While you are job searching it is a good idea to continue to be active on your accounts, and perhaps even provide certain profiles on your resume. Here are a few things to include or not include, on your social media presence.
Create Content on LinkedIn
Writing blog posts on LinkedIn is fairly easy, and it is important for you to express your expertise. Having content will be a good conversation started with the recruiters or hiring managers but it will also showcase your unique skill set and knowledge. A combination of written content, with photos will help you stand out, have a few articles written before you even hit ‘apply’.
Be Considerate of your Industry
Not all positions will interact with social media directly, so it may not be essential for you to include your profiles on your resume. But if you do, it is a good idea to show how you have used social media effectively in the past.
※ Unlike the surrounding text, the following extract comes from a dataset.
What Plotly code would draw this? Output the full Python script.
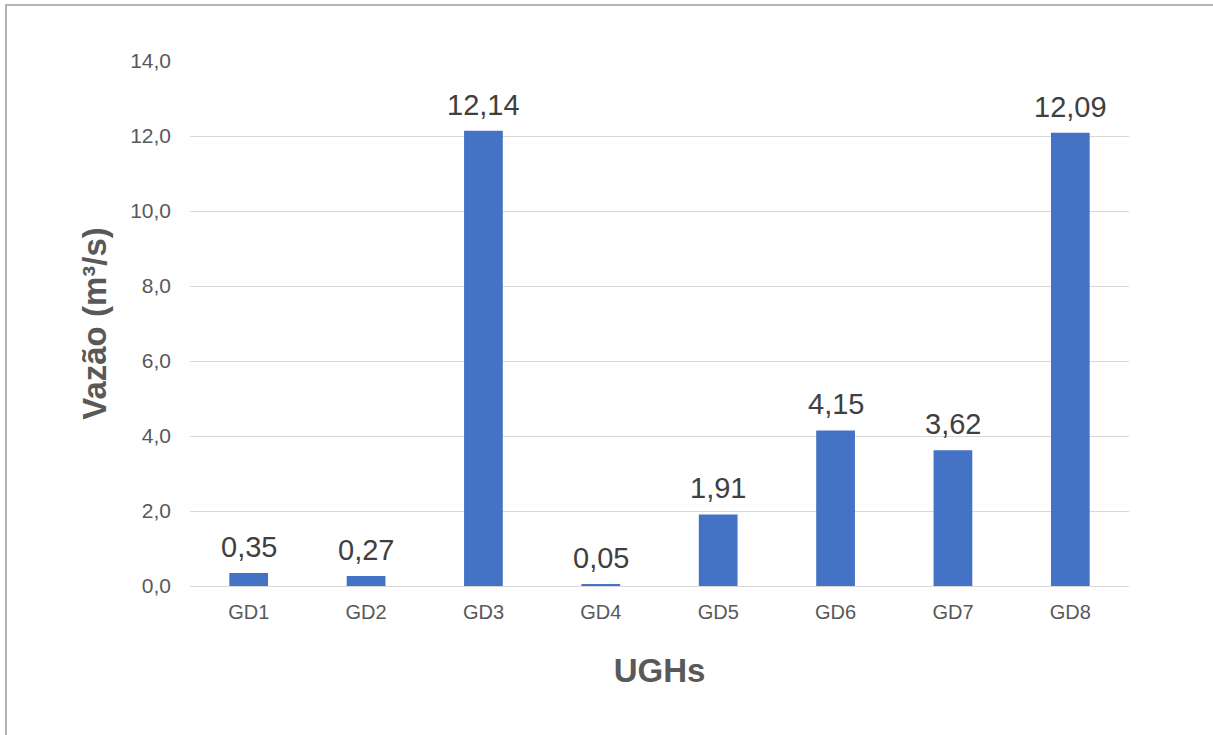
import plotly.graph_objects as go

# Flow per generating unit
units = ["GD1", "GD2", "GD3", "GD4", "GD5", "GD6", "GD7", "GD8"]
flows = [0.35, 0.27, 12.14, 0.05, 1.91, 4.15, 3.62, 12.09]
y_ticks = [0, 2, 4, 6, 8, 10, 12, 14]

W, H = 1213, 735
L, R, T, B = 190, 84, 61, 149
plot_w = W - L - R
plot_h = H - T - B

font_family = "Liberation Sans, Arial, Helvetica, sans-serif"

fig = go.Figure(
    go.Bar(
        x=units,
        y=flows,
        marker=dict(color="#4472c4", line=dict(width=0)),
        width=0.33,
    )
)

# value labels above each bar
for u, v in zip(units, flows):
    fig.add_annotation(
        x=u, y=v, text=f"{v:.2f}".replace(".", ","),
        showarrow=False, yanchor="bottom", yshift=8,
        font=dict(family=font_family, size=29, color="#404040"),
    )

# outer frame of the chart area
def px_x(p):
    return (p - L) / plot_w

def px_y(p):
    return (H - B - p) / plot_h

fig.add_shape(
    type="rect", xref="paper", yref="paper",
    x0=px_x(6), x1=px_x(1240), y0=px_y(5), y1=px_y(760),
    line=dict(color="#b4b4b4", width=2), layer="below",
)

fig.update_layout(
    width=W, height=H,
    margin=dict(l=L, r=R, t=T, b=B, pad=0),
    paper_bgcolor="white", plot_bgcolor="white",
    separators=",.",
    showlegend=False,
    font=dict(family=font_family, color="#595959"),
    xaxis=dict(
        title=dict(text="<b>UGHs</b>", font=dict(size=33, color="#595959"), standoff=36),
        tickfont=dict(size=20, color="#595959"),
        showgrid=False, showline=False, ticks="",
        ticklabelstandoff=12,
    ),
    yaxis=dict(
        title=dict(text="<b>Vazão (m³/s)</b>", font=dict(size=33, color="#595959"), standoff=13),
        range=[0, 14], tickvals=y_ticks, tickformat=".1f",
        tickfont=dict(size=21, color="#595959"),
        showgrid=True, gridcolor="#d9d9d9", gridwidth=1,
        zeroline=True, zerolinecolor="#d9d9d9", zerolinewidth=1,
        showline=False, ticks="", ticklabelstandoff=18,
    ),
)

fig.write_html("out.html")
Audit Social Media Frequently
When you start a new job search, it is a good idea to go through all of your social media accounts and ask the following questions:
- Do my posts demonstrate my personality, as well as my areas of expertise?
- What message is my profile picture, headline, and posts sending to prospective employers?
- Have I been actively managing this account? When was the last time I posted an update or shared new information?
- Are my photos and posts work-appropriate? Is there anything I need to delete before I should include this account on my resume?
Consider a Private Account
“according to one study, employers considered marijuana use, political rants, spelling mistakes, alcohol consumption, showing off wealth and revealing too much skin to be red flags.
If you make a private account, make sure to use a nickname or something that an employer couldn’t connect the dots to. Your friends will appreciate you exactly as you are — and professionals will see your solid soft and hard skills in a more buttoned-up manner.”
Have a Professional Headshot
Having a professional headshot on LinkedIn will increase your chances of getting clicked on by 40%. This image should be used across all accounts, and as the profile image on your email, even though you should not use a photo on your resume.